We're going south to the great highland Free State, which is mostly flat, only slightly wrinkled. The climate is similar to that in the north, except that there is more rainfall and the rainy period is longer. For this reason, South Africa's main granary is located here, characterised by huge tracts of crops of wheat, corn, vegetables and orchards. The Free State is lined on the south by the highest peaks of the Drakensberg Mountains, reaching up to 3600m.a.s.l. In winter temperatures at night drop to as low as -10°C and in many mountainous regions the snow holds out for a long time, which is used by the most impetuous lovers of winter sports.

As you go further towards the southeast, Kwa-Zulu Natal, the land of the Zulus, extends along the Indian Ocean coastline. The proximity of the warm ocean results in a subtropical climate. The region is warm and humid throughout the year, and the significantly increased humidity allows for the presence of subtropical vegetation. It is a land of bananas, pineapples and sugar cane.

Heading southwest along the coast of the ocean, a.k.a. the Garden Route - we arrive in the Cape Province.

First, we pass the semi-arid Karoo plateau, which in the local spring (September) enchants with fabulously large plots of blossoming flowers, then we get to the area of the Western Cape which offers a more European type of climate. Here at the Cape of Good Hope ends or rather begins your string of corrugated Cape Mountains. The area is ideal for growing grape vines. There are about 350 winemakers, and the wines they produce are among the finest in the world. The climate is quite variable and tourists often experience rainy weather and winds. Nevertheless the views during sunny days, of which there are many throughout the year, are breath-taking.

All these wonders of nature are scattered throughout the country, which is 4 times larger than Poland. That means a lot of travelling to be able to see it all. Here is the time for another surprise...

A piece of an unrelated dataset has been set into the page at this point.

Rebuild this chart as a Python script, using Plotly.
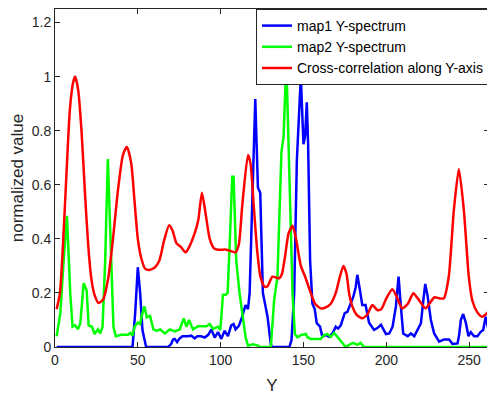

Bearing in mind that we are in Africa, the Dark Continent, we will surely be surprised by the high quality of the country's infrastructure, though, still developing. The roads are quite good and what's important, not very crowded, with the possible exception of big cities. Many visitors from Poland estimate that the roads in South Africa are at the same level of roads in numerous countries in Western Europe.

Standards in hotels and restaurants cater for a wide range of tastes and requirements. Mobile telephony functions, for such a remote corner of the world, at a decent level. The entire country is covered with a network of base stations, with only the prices being higher than in Europe, due to little competition for local operators. Internet in Africa is a separate issue. New undersea cables to Europe and Asia are only just being laid down, and that's why internet services cost so much. The banking system is at the worldwide level, and you can pay with credit cards everywhere, except for the roadside souvenir stalls.